La política social de Peña adhirió una nueva estrategia: en 2013 se instrumentó la Cruzada nacional contra el hambre para atender a siete millones de personas en pobreza extrema alimentaria. Es decir, individuos que no pueden adquirir una canasta básica al mes. A casi tres años de haberse puesto en marcha, la cruzada ha sido un fracaso rotundo, afirma Esquivel, debido a que no hubo un diagnóstico inicial ni contó con estrategias bien definidas.
Las fallas del programa
Los programas del Gobierno federal para abatir la pobreza han operado con diversas fallas en su instrumentación a lo largo de los años, advierte la Auditoría Superior en un amplio estudio que evalúa la política pública. No focalizan correctamente a la población objetivo, hay una incorrecta coordinación de acciones y no hay evidencias de que garanticen el acceso a la alimentación y demás derechos sociales. En las auditorías hechas al presupuesto que han ejercido se han encontrado pagos indebidos para costear diversos servicios y en algunos proyectos no definen metas y no acreditan resultados.
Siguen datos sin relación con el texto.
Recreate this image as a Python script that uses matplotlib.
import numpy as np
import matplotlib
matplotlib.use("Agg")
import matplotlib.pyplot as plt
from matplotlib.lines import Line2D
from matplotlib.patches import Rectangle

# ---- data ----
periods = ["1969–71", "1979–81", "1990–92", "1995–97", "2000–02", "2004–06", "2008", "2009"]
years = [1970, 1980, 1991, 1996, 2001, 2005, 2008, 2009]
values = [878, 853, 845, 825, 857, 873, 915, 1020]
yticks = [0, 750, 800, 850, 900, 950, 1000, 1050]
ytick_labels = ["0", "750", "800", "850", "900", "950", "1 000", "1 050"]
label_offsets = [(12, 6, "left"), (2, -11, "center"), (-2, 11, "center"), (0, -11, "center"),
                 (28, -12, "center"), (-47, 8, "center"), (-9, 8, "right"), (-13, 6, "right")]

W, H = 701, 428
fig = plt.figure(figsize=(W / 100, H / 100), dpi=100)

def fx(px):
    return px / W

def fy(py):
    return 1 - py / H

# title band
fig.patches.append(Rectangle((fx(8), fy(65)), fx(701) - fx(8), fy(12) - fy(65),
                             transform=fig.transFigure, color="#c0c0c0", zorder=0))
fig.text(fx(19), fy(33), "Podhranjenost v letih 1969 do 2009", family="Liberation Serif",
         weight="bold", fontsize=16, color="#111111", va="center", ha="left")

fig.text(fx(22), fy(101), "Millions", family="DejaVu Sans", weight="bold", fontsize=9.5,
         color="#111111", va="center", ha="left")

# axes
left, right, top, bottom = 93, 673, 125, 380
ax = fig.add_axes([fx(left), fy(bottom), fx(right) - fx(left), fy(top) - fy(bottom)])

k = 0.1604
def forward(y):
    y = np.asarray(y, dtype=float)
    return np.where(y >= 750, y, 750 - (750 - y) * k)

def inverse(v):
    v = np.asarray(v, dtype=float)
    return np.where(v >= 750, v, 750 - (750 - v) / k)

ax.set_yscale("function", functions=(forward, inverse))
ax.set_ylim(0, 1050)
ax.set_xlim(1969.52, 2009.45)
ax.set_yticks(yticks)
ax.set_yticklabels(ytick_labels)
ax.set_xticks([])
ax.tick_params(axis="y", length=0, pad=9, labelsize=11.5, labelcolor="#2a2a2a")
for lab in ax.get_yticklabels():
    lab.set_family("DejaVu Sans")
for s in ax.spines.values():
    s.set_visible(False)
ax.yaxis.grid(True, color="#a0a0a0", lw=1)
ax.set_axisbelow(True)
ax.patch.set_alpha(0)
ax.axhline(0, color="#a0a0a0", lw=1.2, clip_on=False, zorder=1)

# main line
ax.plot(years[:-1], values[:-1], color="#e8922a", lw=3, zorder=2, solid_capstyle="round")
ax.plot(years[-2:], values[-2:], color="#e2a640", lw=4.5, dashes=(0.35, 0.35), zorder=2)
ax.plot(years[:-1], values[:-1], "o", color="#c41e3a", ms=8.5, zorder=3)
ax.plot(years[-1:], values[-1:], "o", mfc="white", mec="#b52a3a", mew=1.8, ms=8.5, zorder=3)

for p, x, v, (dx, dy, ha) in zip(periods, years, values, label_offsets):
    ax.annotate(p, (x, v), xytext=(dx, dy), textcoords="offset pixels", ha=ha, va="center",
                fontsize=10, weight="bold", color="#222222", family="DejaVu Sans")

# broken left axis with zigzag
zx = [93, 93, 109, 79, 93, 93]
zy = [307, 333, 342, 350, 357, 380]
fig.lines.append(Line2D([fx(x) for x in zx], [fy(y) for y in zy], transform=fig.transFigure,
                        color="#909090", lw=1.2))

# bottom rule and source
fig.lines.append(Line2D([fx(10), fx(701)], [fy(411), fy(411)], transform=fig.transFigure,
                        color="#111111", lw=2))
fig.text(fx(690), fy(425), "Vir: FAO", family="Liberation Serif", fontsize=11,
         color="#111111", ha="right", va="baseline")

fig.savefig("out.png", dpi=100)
El monto de los apoyos otorgados no ha sido suficiente para cubrir el costo de una casta básica. En 2015, el 43,6% de las familias beneficiarias no disponía del dinero necesario para acceder a los alimentos indispensables, aun con el apoyo del programa. “Su contribución fue paliativa”, se sostiene. En el aspecto de salud tampoco ha tenido los resultados esperados, ya que no se puede asegurar que hayan sido de calidad. Además durante el periodo 1999-2015, los servicios itinerantes que podían acercarse a las comunidades más lejanas disminuyó en 22,5%.
Las repercusiones en el ámbito educativo han sido positivas al lograr disminuir el rezago escolar, pero no ha habido información para medir su contribución en el fomento de la terminación de la primaria, secundaria y preparatoria. “Además en los centros escolares existieron privaciones de recursos y servicios”, se expone. La inclusión de las personas en las vertientes productiva, laboral y social no resultó significativa y no se dio seguimiento a las familias vinculadas.